This graphic demonstrates who is responsible for the water service for a home or apartment.
Reminder Publishing submitted photo
SOUTHWICK — After a ruling by the federal Environmental Protection Agency last October that every lead or copper water line in the country must be replaced in 12 years, the DPW is continuing its effort to verify the materials used in the water service lines of every home in town with a new initiative.
“We still have more data to collect,” DPW Director Randy Brown said about the data collection effort, coordinated by Tighe & Bond, to reach out to about 1,600 homeowners in town with door hangers to learn if their water service lines are lined with lead or contain copper.
The in-basement inspections will be conducted from 8 a.m. to 4 p.m., between Jan. 22-24 and Feb. 3-4 by Tighe & Bond representatives.
Homeowners that got the door hanger can call 413-303-9962 to make an appointment or email southwicklsl@tighebond.com.
While Brown is confident that there are few, if any, lead-line water services in town, the EPA is requiring every municipality in the country to learn the materials used in water service lines for every home in their service areas.
“You have to know with 100% certainty,” Brown said.
When the DPW contracted with Tighe & Bond last year to collect the data, Brown said there were “a lot of unknowns” about the approximately 1,600 homes that haven’t been absolutely ruled out as not having lead-based water services.
“And if it’s unknown, according to the state, it’s assumed to be lead,” Brown said about those 1,600 homes.
And it’s not just the 1,600 homes being inventoried; he said there are some town-owned water lines in which the material used is unknown which must also be inspected.
Because it’s practically impossible to visually inspect the material used for water lines in those 1,600 homes, the state is allowing towns to create a computer model using the information it already knows about the material used in water services to homes in various areas throughout town.
Using that information, the computer model will extrapolate the data to determine with 95% certainty how many homes in the data set might have led-lined water lines, Brown said.
But the computer model needs more data to reach that certainty, Brown said.

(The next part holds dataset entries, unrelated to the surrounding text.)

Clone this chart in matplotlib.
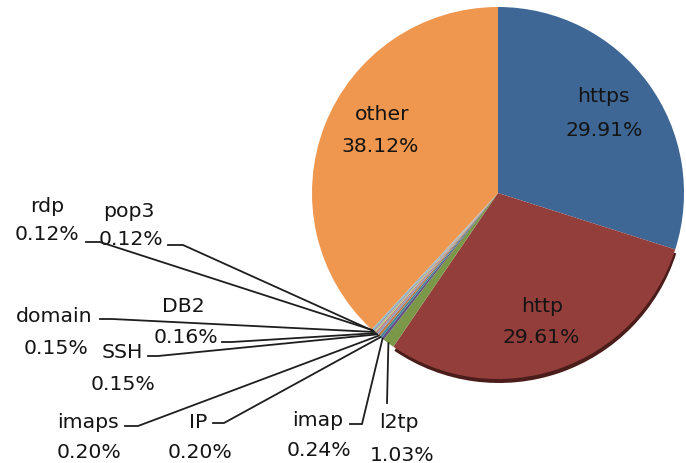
import matplotlib
matplotlib.use('Agg')
import numpy as np
import matplotlib.pyplot as plt
from matplotlib.patches import Wedge

# ---- data ----
labels = ['https', 'http', 'l2tp', 'imap', 'IP', 'imaps', 'SSH', 'DB2',
          'domain', 'pop3', 'rdp', 'other']
values = [29.91, 29.61, 1.03, 0.24, 0.20, 0.20, 0.15, 0.16,
          0.15, 0.12, 0.12, 38.12]
colors = ['#3E6795', '#943E3B', '#7A9848', '#654F82', '#3B8AA0', '#C4773A',
          '#7F9CC9', '#C9807E', '#AFC97F', '#9B87B8', '#7BBFD3', '#F0974F']

# ---- layout (pixel coords, y from top) ----
W, H = 686, 464
CX, CY, R = 498, 194, 186
# inside labels: name (x, baseline), pct (x, baseline)
inside = {
    'https': ((603, 102), (604, 136)),
    'http': ((542, 312), (541, 343)),
    'other': ((382, 120), (380, 152)),
}
# outside labels: name pos, pct pos, leader start, leader knee
outside = {
    'rdp':    ((47, 212), (47, 240), (86, 243), (100, 243)),
    'pop3':   ((129, 217), (131, 245), (168, 246), (183, 246)),
    'domain': ((54, 322), (56, 354), (100, 320), (112, 320)),
    'DB2':    ((183, 312), (186, 343), (222, 343), (232, 343)),
    'SSH':    ((122, 358), (123, 390), (148, 357), (158, 357)),
    'imaps':  ((88, 428), (89, 458), (125, 427), (138, 427)),
    'IP':     ((198, 428), (200, 458), (213, 424), (224, 424)),
    'imap':   ((318, 426), (319, 456), (350, 425), (362, 425)),
    'l2tp':   ((399, 428), (402, 461), (387, 404), (387, 404)),
}

def Y(y):
    return H - y

fig = plt.figure(figsize=(W / 100, H / 100), dpi=100)
ax = fig.add_axes([0, 0, 1, 1])

wedges, _ = ax.pie(values, colors=colors, startangle=90, counterclock=False,
                   center=(CX, Y(CY)), radius=R,
                   wedgeprops=dict(linewidth=0), frame=True)
ax.set_xlim(0, W)
ax.set_ylim(0, H)
ax.set_aspect('auto')
ax.axis('off')

# bottom shadow under the http slice
w_http = wedges[labels.index('http')]
sh = Wedge((CX + 1, Y(CY) - 4), R, w_http.theta1, w_http.theta2,
           facecolor='#4a1d1b', edgecolor='none', zorder=0.5)
ax.add_patch(sh)

FS = 14.7
TC = '#141414'

for lab, v in zip(labels, values):
    pct = f"{v:.2f}%"
    if lab in inside:
        (nx, ny), (px, py) = inside[lab]
        ax.text(nx, Y(ny), lab, ha='center', va='baseline', fontsize=FS, color=TC)
        ax.text(px, Y(py), pct, ha='center', va='baseline', fontsize=FS, color=TC)
    else:
        (nx, ny), (px, py), (sx, sy), (kx, ky) = outside[lab]
        ax.text(nx, Y(ny), lab, ha='center', va='baseline', fontsize=FS, color=TC)
        ax.text(px, Y(py), pct, ha='center', va='baseline', fontsize=FS, color=TC)
        w = wedges[labels.index(lab)]
        th = np.deg2rad((w.theta1 + w.theta2) / 2)
        ex = CX + R * np.cos(th)
        ey = Y(CY) + R * np.sin(th)
        ax.plot([sx, kx, ex], [Y(sy), Y(ky), ey], color='#1e1e1e', lw=1.3,
                solid_joinstyle='miter', zorder=3)

fig.savefig('out.png', dpi=100)
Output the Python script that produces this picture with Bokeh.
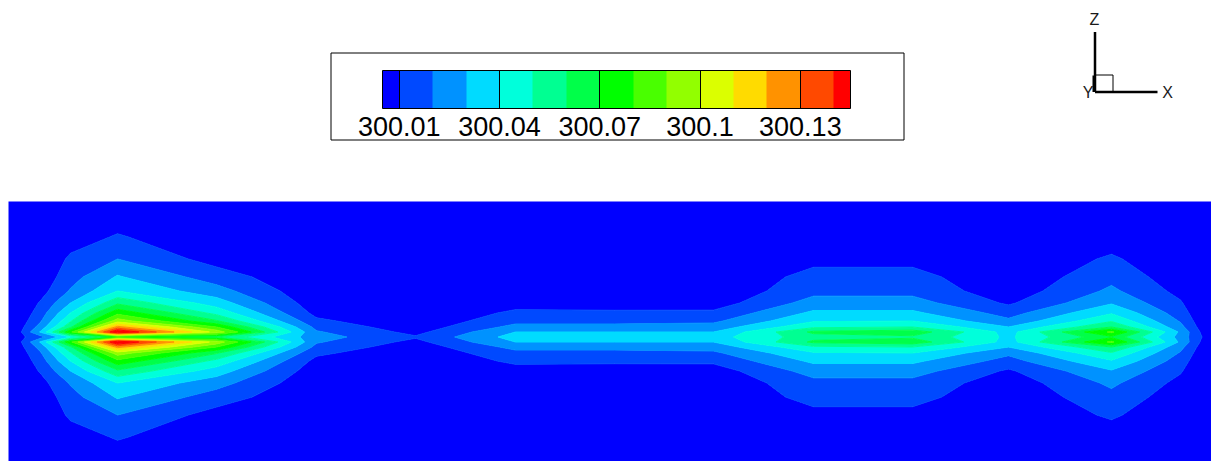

To get the additional information, Brown said the Tighe & Bond representatives conducting the inventory need to visually inspect water-service lines in 180 homes and residences.
“We need to inspect 180 services,” Brown said.
Brown said there are two ways to inspect a water service line.
There is the in-basement check of the line by Tighe & Bond or performing a vacuum excavation outside the home where the line comes in from the street.
Vacuum excavation is a digging method using a vacuum to remove soil from a small diameter hole to visually inspect the line.
Homeowners can also perform a self-inspection, Brown said.
On the door hangers is a QR code that goes to a link that walks a homeowner through the process of inspecting the water service. To complete the self-inspection, at least three photos of the water line are needed and must uploaded to that link.
Last year, the state’s Department of Environmental Protection, following guidelines established by the federal Environmental Protection Agency, issued regulations requiring all municipal water systems with fewer than 10,000 connections to gather information about lead service lines and make it available to the public in a digital format.
To accomplish the inventory, the DEP awarded the town at grant of $216,300 from the state’s Clean Water Trust Board of Trustees.
To fund the effort, the EPA announced on Oct. 9 that the state had been awarded $53 million in grant using money from the Bipartisan Infrastructure Law to also address PFAS and other contaminants in municipal water systems across the state, according to the governor’s office.
While homeowners are responsible for replacing their water service lines, Brown said there are state grants available for homeowners to help cover part or all of the expense.